- _What the task asks_: Reproduce the material word for word; the images stay out.

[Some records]
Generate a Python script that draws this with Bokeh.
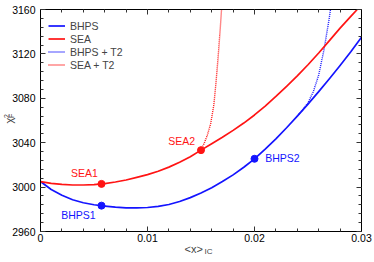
from math import pi
from bokeh.plotting import figure
from bokeh.models import (Range1d, LinearAxis, SingleIntervalTicker, CustomJSTickFormatter,
                          CustomLabelingPolicy, Label, Legend, LegendItem)
from bokeh.embed import file_html
from bokeh.resources import INLINE

# ---- data ----
x_grid = [0.000, 0.001, 0.002, 0.003, 0.004, 0.005, 0.006, 0.007, 0.008, 0.009, 0.010,
          0.011, 0.012, 0.013, 0.014, 0.015, 0.016, 0.017, 0.018, 0.019, 0.020,
          0.021, 0.022, 0.023, 0.024, 0.025, 0.026, 0.027, 0.028, 0.029, 0.030]
bhps_y = [3005.0, 2997.8, 2992.6, 2988.6, 2985.9, 2984.1, 2982.9, 2981.9, 2981.3, 2981.2, 2981.6,
          2982.6, 2984.3, 2987.0, 2990.5, 2994.7, 2999.5, 3005.0, 3011.0, 3017.9, 3025.5,
          3034.2, 3043.5, 3053.5, 3064.0, 3074.8, 3086.0, 3097.6, 3109.6, 3122.0, 3135.0]
sea_x = [0.000, 0.001, 0.002, 0.003, 0.004, 0.005, 0.006, 0.007, 0.008, 0.009, 0.010,
         0.011, 0.012, 0.013, 0.014, 0.015, 0.016, 0.017, 0.018, 0.019, 0.020,
         0.021, 0.022, 0.023, 0.024, 0.025, 0.026, 0.027, 0.028, 0.029, 0.0296]
sea_y = [3005.0, 3003.4, 3002.4, 3001.9, 3001.9, 3002.3, 3003.2, 3004.6, 3006.4, 3008.7, 3011.2,
         3014.3, 3018.0, 3022.3, 3027.4, 3033.3, 3039.0, 3044.9, 3051.1, 3057.7, 3065.0,
         3073.0, 3081.7, 3090.8, 3100.2, 3110.2, 3120.8, 3132.0, 3143.2, 3153.8, 3160.0]

bhps_t2_x = [0.0240, 0.0245, 0.0250, 0.0255, 0.0260, 0.0265, 0.0270, 0.0271]
bhps_t2_y = [3064.0, 3069.5, 3076.0, 3086.0, 3101.0, 3124.0, 3153.0, 3160.0]
sea_t2_x = [0.0150, 0.0153, 0.0156, 0.0159, 0.0162, 0.0164, 0.0166, 0.0168, 0.01692]
sea_t2_y = [3033.3, 3039.5, 3047.0, 3057.0, 3074.0, 3094.0, 3117.0, 3143.0, 3160.0]

bhps_pts_x = [0.0057, 0.0200]
bhps_pts_y = [2983.3, 3025.5]
bhps_pts_names = ["BHPS1", "BHPS2"]
sea_pts_x = [0.0057, 0.0150]
sea_pts_y = [3002.9, 3033.3]
sea_pts_names = ["SEA1", "SEA2"]

legend_labels = ["BHPS", "SEA", "BHPS + T2", "SEA + T2"]
x_lo, x_hi = 0.0, 0.03
y_lo, y_hi = 2960, 3160

BLUE = "#1414ff"
RED = "#ff1414"
FONT = "Liberation Sans"

# ---- layout (pixels) ----
W, H = 374, 262
pad_l, pad_r, pad_t, pad_b = 40, 13, 9, 31
ux = (x_hi - x_lo) / (W - pad_l - pad_r)
uy = (y_hi - y_lo) / (H - pad_t - pad_b)

p = figure(width=W, height=H, output_backend="svg", toolbar_location=None,
           x_range=Range1d(x_lo - pad_l * ux, x_hi + pad_r * ux),
           y_range=Range1d(y_lo - pad_b * uy, y_hi + pad_t * uy),
           min_border=0, x_axis_type=None, y_axis_type=None)
p.xgrid.visible = False
p.ygrid.visible = False
p.outline_line_color = None

hide_all = CustomLabelingPolicy(code="for (const i of Array.from(indices)) indices.unset(i)")

def style_axis(ax, show_labels, standoff):
    ax.major_tick_in = 5
    ax.major_tick_out = 0
    ax.minor_tick_in = 3
    ax.minor_tick_out = 0
    ax.axis_line_color = "black"
    ax.axis_line_width = 1
    ax.major_tick_line_color = "#333333"
    ax.minor_tick_line_color = "#333333"
    ax.major_label_text_font = FONT
    ax.major_label_text_color = "black"
    ax.major_label_text_font_size = "10.5px"
    ax.major_label_standoff = standoff
    if not show_labels:
        ax.major_label_policy = hide_all

xfmt = CustomJSTickFormatter(code="return Number(tick.toFixed(4)).toString();")
for loc, fix in [("below", y_lo), ("above", y_hi)]:
    ax = LinearAxis(ticker=SingleIntervalTicker(interval=0.01, num_minor_ticks=5), formatter=xfmt,
                    fixed_location=fix, bounds=(x_lo, x_hi))
    style_axis(ax, loc == "below", 2)
    p.add_layout(ax, loc)
for loc, fix in [("left", x_lo), ("right", x_hi)]:
    ax = LinearAxis(ticker=SingleIntervalTicker(interval=40, num_minor_ticks=5),
                    fixed_location=fix, bounds=(y_lo, y_hi))
    style_axis(ax, loc == "left", 5)
    p.add_layout(ax, loc)

r_bt2 = p.line(bhps_t2_x, bhps_t2_y, color=BLUE, line_width=1.4, line_dash="1 1")
r_st2 = p.line(sea_t2_x, sea_t2_y, color=RED, line_width=1.4, line_dash="1 1")
r_b = p.line(x_grid, bhps_y, color=BLUE, line_width=1.7, line_join="round")
r_s = p.line(sea_x, sea_y, color=RED, line_width=1.7, line_join="round")
p.scatter(bhps_pts_x, bhps_pts_y, size=7, color=BLUE)
p.scatter(sea_pts_x, sea_pts_y, size=7, color=RED)

# point labels
lab_specs = [
    (sea_pts_names[0], 0.0041, 3012.3, RED, "center"),
    (sea_pts_names[1], 0.0132, 3041.4, RED, "center"),
    (bhps_pts_names[0], 0.00355, 2975.3, BLUE, "center"),
    (bhps_pts_names[1], 0.0210, 3025.8, BLUE, "left"),
]
for txt, lx, ly, col, al in lab_specs:
    p.add_layout(Label(x=lx, y=ly, text=txt, text_color=col, text_font=FONT,
                       text_font_size="10.5px", text_align=al, text_baseline="middle"))

# axis titles
p.add_layout(Label(x=0.01346, y=2944.0, text="<x>", text_font=FONT, text_font_size="11px",
                   text_align="left", text_baseline="middle"))
p.add_layout(Label(x=0.01533, y=2942.2, text="IC", text_font=FONT, text_font_size="8px",
                   text_align="left", text_baseline="middle"))
p.add_layout(Label(x=-0.0029, y=3060.0, text="χ", text_font=FONT, text_font_size="11px",
                   text_align="center", text_baseline="middle", angle=pi / 2))
p.add_layout(Label(x=-0.00318, y=3064.1, text="2", text_font=FONT, text_font_size="7px",
                   text_align="center", text_baseline="middle", angle=pi / 2))
p.add_layout(Label(x=-0.00271, y=3064.1, text="F", text_font=FONT, text_font_size="7px",
                   text_align="center", text_baseline="middle", angle=pi / 2))

legend = Legend(items=[LegendItem(label=legend_labels[0], renderers=[r_b]),
                       LegendItem(label=legend_labels[1], renderers=[r_s]),
                       LegendItem(label=legend_labels[2], renderers=[r_bt2]),
                       LegendItem(label=legend_labels[3], renderers=[r_st2])],
                location=(pad_l + 7, H - pad_t - 63), padding=1, margin=0, spacing=0,
                label_height=13, glyph_height=13, glyph_width=17, label_standoff=5,
                label_text_font=FONT, label_text_font_size="10.5px",
                background_fill_alpha=0, border_line_alpha=0)
p.add_layout(legend)

open("out.html", "w").write(file_html(p, INLINE))
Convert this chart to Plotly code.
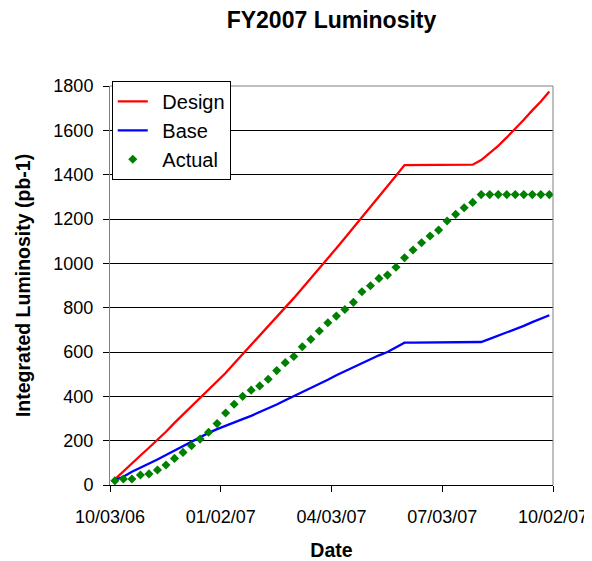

- _Output for this task_:
Generate a Python script that draws this with Bokeh.
from math import pi
from bokeh.plotting import figure
from bokeh.models import (Range1d, LinearAxis, SingleIntervalTicker, CustomJSTickFormatter,
                          CustomLabelingPolicy, Label, Legend, LegendItem)
from bokeh.embed import file_html
from bokeh.resources import INLINE

# ---- data ----
x_grid = [0.000, 0.001, 0.002, 0.003, 0.004, 0.005, 0.006, 0.007, 0.008, 0.009, 0.010,
          0.011, 0.012, 0.013, 0.014, 0.015, 0.016, 0.017, 0.018, 0.019, 0.020,
          0.021, 0.022, 0.023, 0.024, 0.025, 0.026, 0.027, 0.028, 0.029, 0.030]
bhps_y = [3005.0, 2997.8, 2992.6, 2988.6, 2985.9, 2984.1, 2982.9, 2981.9, 2981.3, 2981.2, 2981.6,
          2982.6, 2984.3, 2987.0, 2990.5, 2994.7, 2999.5, 3005.0, 3011.0, 3017.9, 3025.5,
          3034.2, 3043.5, 3053.5, 3064.0, 3074.8, 3086.0, 3097.6, 3109.6, 3122.0, 3135.0]
sea_x = [0.000, 0.001, 0.002, 0.003, 0.004, 0.005, 0.006, 0.007, 0.008, 0.009, 0.010,
         0.011, 0.012, 0.013, 0.014, 0.015, 0.016, 0.017, 0.018, 0.019, 0.020,
         0.021, 0.022, 0.023, 0.024, 0.025, 0.026, 0.027, 0.028, 0.029, 0.0296]
sea_y = [3005.0, 3003.4, 3002.4, 3001.9, 3001.9, 3002.3, 3003.2, 3004.6, 3006.4, 3008.7, 3011.2,
         3014.3, 3018.0, 3022.3, 3027.4, 3033.3, 3039.0, 3044.9, 3051.1, 3057.7, 3065.0,
         3073.0, 3081.7, 3090.8, 3100.2, 3110.2, 3120.8, 3132.0, 3143.2, 3153.8, 3160.0]

bhps_t2_x = [0.0240, 0.0245, 0.0250, 0.0255, 0.0260, 0.0265, 0.0270, 0.0271]
bhps_t2_y = [3064.0, 3069.5, 3076.0, 3086.0, 3101.0, 3124.0, 3153.0, 3160.0]
sea_t2_x = [0.0150, 0.0153, 0.0156, 0.0159, 0.0162, 0.0164, 0.0166, 0.0168, 0.01692]
sea_t2_y = [3033.3, 3039.5, 3047.0, 3057.0, 3074.0, 3094.0, 3117.0, 3143.0, 3160.0]

bhps_pts_x = [0.0057, 0.0200]
bhps_pts_y = [2983.3, 3025.5]
bhps_pts_names = ["BHPS1", "BHPS2"]
sea_pts_x = [0.0057, 0.0150]
sea_pts_y = [3002.9, 3033.3]
sea_pts_names = ["SEA1", "SEA2"]

legend_labels = ["BHPS", "SEA", "BHPS + T2", "SEA + T2"]
x_lo, x_hi = 0.0, 0.03
y_lo, y_hi = 2960, 3160

BLUE = "#1414ff"
RED = "#ff1414"
FONT = "Liberation Sans"

# ---- layout (pixels) ----
W, H = 374, 262
pad_l, pad_r, pad_t, pad_b = 40, 13, 9, 31
ux = (x_hi - x_lo) / (W - pad_l - pad_r)
uy = (y_hi - y_lo) / (H - pad_t - pad_b)

p = figure(width=W, height=H, output_backend="svg", toolbar_location=None,
           x_range=Range1d(x_lo - pad_l * ux, x_hi + pad_r * ux),
           y_range=Range1d(y_lo - pad_b * uy, y_hi + pad_t * uy),
           min_border=0, x_axis_type=None, y_axis_type=None)
p.xgrid.visible = False
p.ygrid.visible = False
p.outline_line_color = None

hide_all = CustomLabelingPolicy(code="for (const i of Array.from(indices)) indices.unset(i)")

def style_axis(ax, show_labels, standoff):
    ax.major_tick_in = 5
    ax.major_tick_out = 0
    ax.minor_tick_in = 3
    ax.minor_tick_out = 0
    ax.axis_line_color = "black"
    ax.axis_line_width = 1
    ax.major_tick_line_color = "#333333"
    ax.minor_tick_line_color = "#333333"
    ax.major_label_text_font = FONT
    ax.major_label_text_color = "black"
    ax.major_label_text_font_size = "10.5px"
    ax.major_label_standoff = standoff
    if not show_labels:
        ax.major_label_policy = hide_all

xfmt = CustomJSTickFormatter(code="return Number(tick.toFixed(4)).toString();")
for loc, fix in [("below", y_lo), ("above", y_hi)]:
    ax = LinearAxis(ticker=SingleIntervalTicker(interval=0.01, num_minor_ticks=5), formatter=xfmt,
                    fixed_location=fix, bounds=(x_lo, x_hi))
    style_axis(ax, loc == "below", 2)
    p.add_layout(ax, loc)
for loc, fix in [("left", x_lo), ("right", x_hi)]:
    ax = LinearAxis(ticker=SingleIntervalTicker(interval=40, num_minor_ticks=5),
                    fixed_location=fix, bounds=(y_lo, y_hi))
    style_axis(ax, loc == "left", 5)
    p.add_layout(ax, loc)

r_bt2 = p.line(bhps_t2_x, bhps_t2_y, color=BLUE, line_width=1.4, line_dash="1 1")
r_st2 = p.line(sea_t2_x, sea_t2_y, color=RED, line_width=1.4, line_dash="1 1")
r_b = p.line(x_grid, bhps_y, color=BLUE, line_width=1.7, line_join="round")
r_s = p.line(sea_x, sea_y, color=RED, line_width=1.7, line_join="round")
p.scatter(bhps_pts_x, bhps_pts_y, size=7, color=BLUE)
p.scatter(sea_pts_x, sea_pts_y, size=7, color=RED)

# point labels
lab_specs = [
    (sea_pts_names[0], 0.0041, 3012.3, RED, "center"),
    (sea_pts_names[1], 0.0132, 3041.4, RED, "center"),
    (bhps_pts_names[0], 0.00355, 2975.3, BLUE, "center"),
    (bhps_pts_names[1], 0.0210, 3025.8, BLUE, "left"),
]
for txt, lx, ly, col, al in lab_specs:
    p.add_layout(Label(x=lx, y=ly, text=txt, text_color=col, text_font=FONT,
                       text_font_size="10.5px", text_align=al, text_baseline="middle"))

# axis titles
p.add_layout(Label(x=0.01346, y=2944.0, text="<x>", text_font=FONT, text_font_size="11px",
                   text_align="left", text_baseline="middle"))
p.add_layout(Label(x=0.01533, y=2942.2, text="IC", text_font=FONT, text_font_size="8px",
                   text_align="left", text_baseline="middle"))
p.add_layout(Label(x=-0.0029, y=3060.0, text="χ", text_font=FONT, text_font_size="11px",
                   text_align="center", text_baseline="middle", angle=pi / 2))
p.add_layout(Label(x=-0.00318, y=3064.1, text="2", text_font=FONT, text_font_size="7px",
                   text_align="center", text_baseline="middle", angle=pi / 2))
p.add_layout(Label(x=-0.00271, y=3064.1, text="F", text_font=FONT, text_font_size="7px",
                   text_align="center", text_baseline="middle", angle=pi / 2))

legend = Legend(items=[LegendItem(label=legend_labels[0], renderers=[r_b]),
                       LegendItem(label=legend_labels[1], renderers=[r_s]),
                       LegendItem(label=legend_labels[2], renderers=[r_bt2]),
                       LegendItem(label=legend_labels[3], renderers=[r_st2])],
                location=(pad_l + 7, H - pad_t - 63), padding=1, margin=0, spacing=0,
                label_height=13, glyph_height=13, glyph_width=17, label_standoff=5,
                label_text_font=FONT, label_text_font_size="10.5px",
                background_fill_alpha=0, border_line_alpha=0)
p.add_layout(legend)

open("out.html", "w").write(file_html(p, INLINE))
Convert this chart to Plotly code.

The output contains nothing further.